The paper tackles the challenge of automating agile locomotion controller design for legged robots by introducing a multi-agent adversarial training system where a quadruped robot chases an adversary, reducing the need for manual environment design. The result shows that the learned controller significantly outperforms carefully designed baselines, with the use of an ensemble of adversaries being essential for mastering agility.

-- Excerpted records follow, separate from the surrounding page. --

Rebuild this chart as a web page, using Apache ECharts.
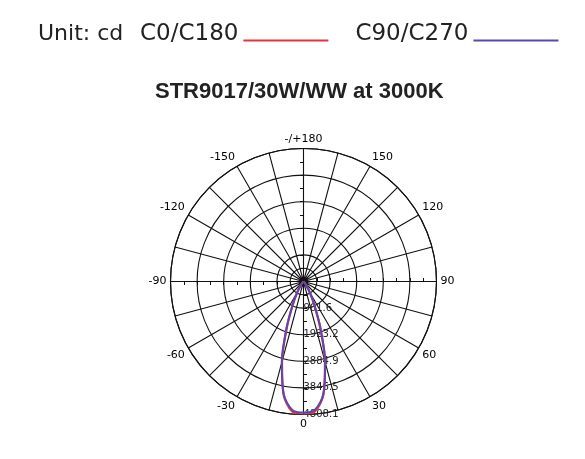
<!DOCTYPE html>
<html><head><meta charset="utf-8">
<script src="https://cdn.jsdelivr.net/npm/echarts@6/dist/echarts.min.js"></script>
<style>html,body{margin:0;padding:0;background:#fff}#c{width:585px;height:459px}</style>
</head><body><div id="c"></div>
<script>
// ---- data ----
const angles = [-90,-85,-80,-75,-70,-65,-60,-55,-50,-45,-40,-35,-30,-25,-20,-15,-10,-5,0,5,10,15,20,25,30,35,40,45,50,55,60,65,70,75,80,85,90];
const c0c180 = [0,0,0,0,0,0,2,5,10,30,80,200,450,900,1750,3000,4150,4720,4808.1,4720,4150,3000,1750,900,450,200,80,30,10,5,2,0,0,0,0,0,0];
const c90c270 = [0,0,0,0,0,0,2,5,12,32,85,210,460,920,1790,3030,4130,4660,4740,4660,4130,3030,1790,920,460,210,85,32,12,5,2,0,0,0,0,0,0];
const seriesNames = ['C0/C180','C90/C270'];
const angleTickLabels = [-180,-150,-120,-90,-60,-30,0,30,60,90,120,150];
const radiusTickLabels = ['961.6','1923.2','2884.9','3846.5','4808.1'];
const radiusMax = 4808.1;
const radiusStep = 961.62;
const radiusMinorStep = 480.81;

// ---- layout ----
const CENTER = [303.5, 281.5];
const R = 133;
const FONT = 'DejaVu Sans';
const GRID = {color: '#111', width: 1.1};

const polar = [{center: CENTER, radius: R}];
const angleAxis = [{
  polarIndex: 0, type: 'value', min: -180, max: 180, interval: 15,
  startAngle: 90, clockwise: false,
  axisLine: {show: true, lineStyle: GRID},
  axisTick: {show: false},
  splitLine: {show: true, lineStyle: GRID},
  axisLabel: {
    margin: 4, color: '#000', fontSize: 11, fontFamily: FONT,
    formatter: v => v === -180 ? '-/+180' : (angleTickLabels.indexOf(v) >= 0 ? String(v) : '')
  }
}];
const radiusAxis = [{
  polarIndex: 0, type: 'value', min: 0, max: radiusMax, interval: radiusStep,
  axisLine: {show: false}, axisTick: {show: false}, axisLabel: {show: false},
  splitLine: {show: true, lineStyle: GRID}
}];

// tick polars along the four main spokes (both sides of each line)
const dirs = [-90, 90, 0, 180];
dirs.forEach(d => {
  [false, true].forEach(inside => {
    const idx = polar.length;
    polar.push({center: CENTER, radius: R});
    angleAxis.push({polarIndex: idx, type: 'value', min: -180, max: 180, startAngle: d, clockwise: false, show: false});
    const withLabels = (d === -90 && !inside);
    radiusAxis.push({
      polarIndex: idx, type: 'value', min: 0, max: radiusMax, interval: radiusMinorStep,
      axisLine: {show: false},
      splitLine: {show: false},
      axisTick: {show: true, inside: inside, length: 3.5, lineStyle: {color: '#111', width: 1}},
      axisLabel: withLabels ? {
        show: true, margin: 0, color: '#222', fontSize: 10, fontFamily: FONT,
        formatter: (v, i) => (i > 0 && i % 2 === 0) ? (radiusTickLabels[i / 2 - 1] || '') : ''
      } : {show: false}
    });
  });
});
// innermost half-step circle
{
  const idx = polar.length;
  polar.push({center: CENTER, radius: R * radiusMinorStep / radiusMax});
  angleAxis.push({polarIndex: idx, type: 'value', min: -180, max: 180, startAngle: 90,
    axisLine: {show: true, lineStyle: GRID},
    axisTick: {show: false}, axisLabel: {show: false}, splitLine: {show: false}});
  radiusAxis.push({polarIndex: idx, type: 'value', min: 0, max: radiusMinorStep, show: false});
}

const colors = ['#e8333f', '#5b48b0'];
const chart = echarts.init(document.getElementById('c'));
chart.setOption({
  animation: false,
  backgroundColor: '#fff',
  color: colors,
  title: [
    {text: 'Unit: cd', left: 38, top: 23, padding: 0,
     textStyle: {fontSize: 22, fontWeight: 'normal', color: '#222', fontFamily: FONT}},
    {text: 'STR9017/30W/WW at 3000K', left: 155, top: 81, padding: 0,
     textStyle: {fontSize: 22, fontWeight: 'bold', color: '#222', fontFamily: 'Liberation Sans'}}
  ],
  legend: {
    data: seriesNames, left: 140, top: 23, padding: 0, align: 'right',
    itemWidth: 85, itemHeight: 16, itemGap: 27, symbolKeepAspect: false,
    icon: 'path://M0,0 M0,13 L85,13 L85,15 L0,15 Z M0,16',
    textStyle: {fontSize: 23, color: '#222', fontFamily: FONT}
  },
  polar, angleAxis, radiusAxis,
  series: [
    {name: seriesNames[0], type: 'line', coordinateSystem: 'polar', polarIndex: 0,
     data: angles.map((a, i) => [c0c180[i], a]), smooth: 0.3, symbol: 'none',
     lineStyle: {color: colors[0], width: 2.2}, itemStyle: {color: colors[0]}, z: 5},
    {name: seriesNames[1], type: 'line', coordinateSystem: 'polar', polarIndex: 0,
     data: angles.map((a, i) => [c90c270[i], a]), smooth: 0.3, symbol: 'none',
     lineStyle: {color: colors[1], width: 2}, itemStyle: {color: colors[1]}, z: 6}
  ]
});
</script>
</body></html>
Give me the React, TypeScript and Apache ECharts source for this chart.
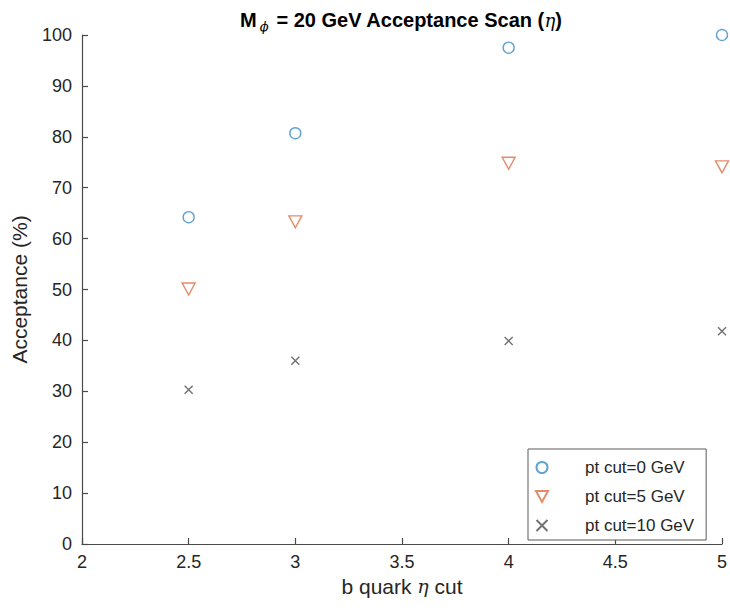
import React, { useEffect, useRef } from "react";
import * as echarts from "echarts";

// b-quark |eta| cut values scanned
const etaCuts: number[] = [2.5, 3, 4, 5];

// Acceptance (%) for each pt cut
const accPt0: number[] = [64.2, 80.7, 97.5, 100.0];
const accPt5: number[] = [50.1, 63.3, 74.8, 74.1];
const accPt10: number[] = [30.3, 36.0, 39.9, 41.8];

const seriesNames: string[] = ["pt cut=0 GeV", "pt cut=5 GeV", "pt cut=10 GeV"];

const FONT = "'Liberation Sans', Arial, Helvetica, sans-serif";
const TEXT = "#262626";
const AXIS = "#4a4a4a";

const BLUE = "#3a8cc6";
const ORANGE = "#de6e45";
const GREY = "#4d4d4d";

const DOWN_TRIANGLE = "path://M0,0L12,0L6,11Z";
const CROSS = "path://M0,0L10,10M10,0L0,10";

function pairs(xs: number[], ys: number[]): number[][] {
  return xs.map((x, i) => [x, ys[i]]);
}

export default function App() {
  const ref = useRef<HTMLDivElement>(null);

  useEffect(() => {
    if (!ref.current) return;
    const chart = echarts.init(ref.current, undefined, { renderer: "svg" });

    chart.setOption({
      animation: false,
      backgroundColor: "#ffffff",
      textStyle: { fontFamily: FONT, color: TEXT },
      title: {
        text: "{b|M}{sub|\u03d5}{b| = 20 GeV Acceptance Scan (}{eta|\u03b7}{b|)}",
        left: 396,
        top: 2,
        textAlign: "center",
        textStyle: {
          rich: {
            b: { fontFamily: FONT, fontSize: 20, fontWeight: "bold", color: "#000", lineHeight: 26, verticalAlign: "middle" },
            sub: { fontFamily: "'DejaVu Serif', serif", fontSize: 13, fontStyle: "italic", fontWeight: "normal", color: "#000", lineHeight: 26, verticalAlign: "bottom", padding: [18, 2, 0, 3] },
            eta: { fontFamily: "'DejaVu Serif', serif", fontSize: 18, fontStyle: "italic", fontWeight: "normal", color: "#000", lineHeight: 26, verticalAlign: "middle" },
          },
        },
      },
      grid: { left: 82, right: 3, top: 35, bottom: 67, containLabel: false },
      legend: {
        orient: "vertical",
        left: 528,
        top: 449,
        padding: [10, 12, 6, 7],
        itemWidth: 14,
        itemHeight: 11,
        itemGap: 12,
        backgroundColor: "#ffffff",
        borderColor: "#5a5a5a",
        borderWidth: 1,
        borderRadius: 0,
        textStyle: { fontFamily: FONT, fontSize: 17, color: TEXT, padding: [0, 0, 0, 31] },
        data: [
          { name: seriesNames[0], icon: "circle" },
          { name: seriesNames[1], icon: DOWN_TRIANGLE },
          { name: seriesNames[2], icon: CROSS },
        ],
      },
      xAxis: {
        type: "value",
        min: 2,
        max: 5,
        interval: 0.5,
        name: "{a|b quark }{e|\u03b7}{a| cut}",
        nameLocation: "middle",
        nameGap: 30,
        nameTextStyle: {
          rich: {
            a: { fontFamily: FONT, fontSize: 21, color: TEXT },
            e: { fontFamily: "'DejaVu Serif', serif", fontSize: 19, fontStyle: "italic", color: TEXT },
          },
        },
        axisLine: { show: true, onZero: false, lineStyle: { color: AXIS, width: 1.2 } },
        axisTick: { show: true, inside: true, length: 6, lineStyle: { color: AXIS, width: 1.2 } },
        axisLabel: { fontFamily: FONT, fontSize: 18, color: TEXT, margin: 9 },
        splitLine: { show: false },
      },
      yAxis: {
        type: "value",
        min: 0,
        max: 100,
        interval: 10,
        name: "Acceptance (%)",
        nameLocation: "middle",
        nameGap: 52,
        nameTextStyle: { fontFamily: FONT, fontSize: 21, color: TEXT },
        axisLine: { show: true, onZero: false, lineStyle: { color: AXIS, width: 1.2 } },
        axisTick: { show: true, inside: true, length: 6, lineStyle: { color: AXIS, width: 1.2 } },
        axisLabel: { fontFamily: FONT, fontSize: 18, color: TEXT, margin: 10 },
        splitLine: { show: false },
      },
      series: [
        {
          name: seriesNames[0],
          type: "scatter",
          symbol: "circle",
          symbolSize: 11,
          data: pairs(etaCuts, accPt0),
          itemStyle: { color: "rgba(255,255,255,0)", borderColor: BLUE, borderWidth: 1.4 },
        },
        {
          name: seriesNames[1],
          type: "scatter",
          symbol: "triangle",
          symbolRotate: 180,
          symbolSize: [13, 12],
          data: pairs(etaCuts, accPt5),
          itemStyle: { color: "rgba(255,255,255,0)", borderColor: ORANGE, borderWidth: 1.4 },
        },
        {
          name: seriesNames[2],
          type: "scatter",
          symbol: CROSS,
          symbolSize: 8,
          data: pairs(etaCuts, accPt10),
          itemStyle: { color: "rgba(255,255,255,0)", borderColor: GREY, borderWidth: 1.4 },
        },
      ],
    });

    return () => chart.dispose();
  }, []);

  return (
    <div
      ref={ref}
      style={{ position: "absolute", left: 0, top: 0, width: 730, height: 611 }}
    />
  );
}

Developing controllers for agile locomotion is a long-standing challenge for legged robots. Reinforcement learning (RL) and Evolution Strategy (ES) hold the promise of automating the design process of such controllers. However, dedicated and careful human effort is required to design training environments to promote agility. In this paper, we present a multi-agent learning system, in which a quadruped robot (protagonist) learns to chase another robot (adversary) while the latter learns to escape. We find that this adversarial training process not only encourages agile behaviors but also effectively alleviates the laborious environment design effort. In contrast to prior works that used only one adversary, we find that training an ensemble of adversaries, each of which specializes in a different escaping strategy, is essential for the protagonist to master agility. Through extensive experiments, we show that the locomotion controller learned with adversarial training significantly outperforms carefully designed baselines.